Post-translational modifications of tubulin in the nervous system


Address correspondence and reprint requests to Nobuyuki Fukushima, Research Institute for Science and Technology, Kinki University, 3-4-1 Kowakae, Higashiosaka 577-8502, Japan. E-mail:


J. Neurochem. (2009) 109, 683–693.


Many studies have shown that microtubules (MTs) interact with MT-associated proteins and motor proteins. These interactions are essential for the formation and maintenance of the polarized morphology of neurons and have been proposed to be regulated in part by highly diverse, unusual post-translational modifications (PTMs) of tubulin, including acetylation, tyrosination, detyrosination, Δ2 modification, polyglutamylation, polyglycylation, palmitoylation, and phosphorylation.

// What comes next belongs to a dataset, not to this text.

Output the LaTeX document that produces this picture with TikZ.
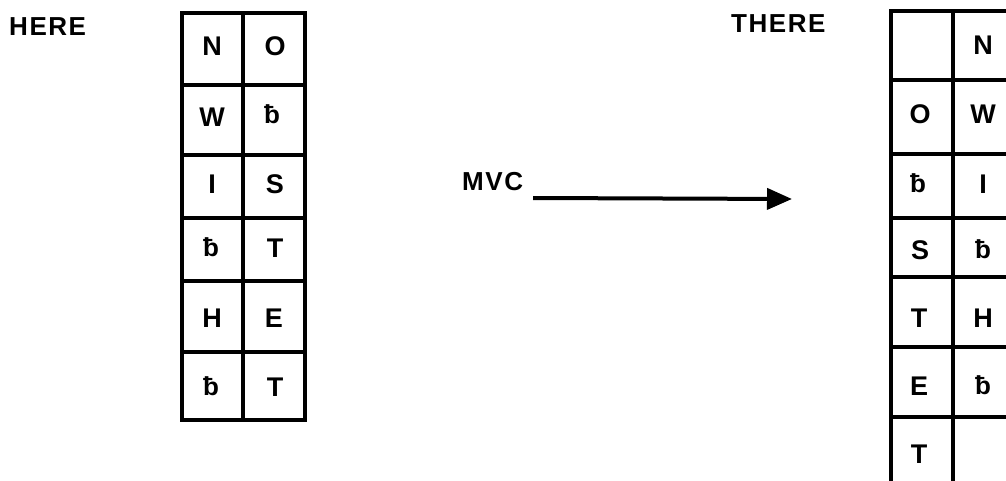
\documentclass[tikz,border=0pt]{standalone}
\usepackage{fontspec}
\setmainfont{Liberation Sans}
\newfontfamily\labfont{Liberation Sans}[LetterSpace=6]
\usetikzlibrary{arrows.meta}
\tikzset{
  gridline/.style={line width=3.6pt, line join=miter, line cap=rect},
  cell/.style={font=\bfseries\fontsize{27}{27}\selectfont, inner sep=0pt, anchor=center},
  lab/.style={font=\labfont\bfseries\fontsize{26}{26}\selectfont, inner sep=0pt, anchor=base west},
  mvarrow/.style={line width=4pt, -{Triangle[length=25pt,width=21pt]}}
}
\newcommand{\bsym}{{\fontsize{26}{26}\selectfont ƀ}}
\begin{document}
\begin{tikzpicture}[x=1pt,y=-1pt]
\useasboundingbox (0,0) rectangle (1006,481);
% left grid
\draw[gridline] (182,13) rectangle (305,420);
\draw[gridline] (243,13) -- (243,420);
\foreach \yy in {85,155,218,281,352} \draw[gridline] (182,\yy) -- (305,\yy);
% right grid (cut at right edge)
\begin{scope}
\clip (0,0) rectangle (1006,481);
\draw[gridline] (891,11) rectangle (1015,487);
\draw[gridline] (953,11) -- (953,487);
\foreach \yy in {80,154,218,277,347,417} \draw[gridline] (891,\yy) -- (1015,\yy);
\end{scope}
% left cells
\node[cell] (lN) at (212,46) {N};
\node[cell] (lO) at (275,46) {O};
\node[cell] (lW) at (212,117) {W};
\node[cell] (lb1) at (272,114) {\bsym};
\node[cell] (lI) at (212,184) {I};
\node[cell] (lS) at (275,184) {S};
\node[cell] (lb2) at (211,247) {\bsym};
\node[cell] (lT1) at (275,248) {T};
\node[cell] (lH) at (212,318) {H};
\node[cell] (lE) at (274,318) {E};
\node[cell] (lb3) at (211,386) {\bsym};
\node[cell] (lT2) at (275,387) {T};
% right cells
\node[cell] (rN) at (983,45) {N};
\node[cell] (rO) at (920,114) {O};
\node[cell] (rW) at (983,114) {W};
\node[cell] (rb1) at (918,183) {\bsym};
\node[cell] (rI) at (983,184) {I};
\node[cell] (rS) at (920,250) {S};
\node[cell] (rb2) at (983,249) {\bsym};
\node[cell] (rT1) at (919,318) {T};
\node[cell] (rH) at (983,318) {H};
\node[cell] (rE) at (919,386) {E};
\node[cell] (rb3) at (983,385) {\bsym};
\node[cell] (rT2) at (919,454) {T};
% labels
\node[lab] (here) at (9,36) {HERE};
\node[lab] (there) at (731,33) {THERE};
\node[lab] (mvc) at (462,191) {MVC};
\coordinate (as) at (533,198);
\coordinate (ae) at (792,199);
\draw[mvarrow] (as) -- (ae);
\end{tikzpicture}
\end{document}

However, the precise mechanisms of PTM generation and the properties of modified MTs have been poorly understood until recently. Recent PTM research has uncovered the enzymes mediating tubulin PTMs and provided new insights into the regulation of MT-based functions. The identification of tubulin deacetylase and discovery of its specific inhibitors have paved the way to understand the roles of acetylated MTs in kinesin-mediated axonal transport and neurodegenerative diseases such as Huntington’s disease. Studies with tubulin tyrosine ligase (TTL)-null mice have shown that tyrosinated MTs are essential in normal brain development. The discovery of TTL-like genes encoding polyglutamylase has led to the finding that polyglutamylated MTs which accumulate during brain development are involved in synapse vesicle transport or neurite outgrowth through interactions with motor proteins or MT-associated proteins, respectively. Here we review current exciting topics that are expected to advance MT research in the nervous system.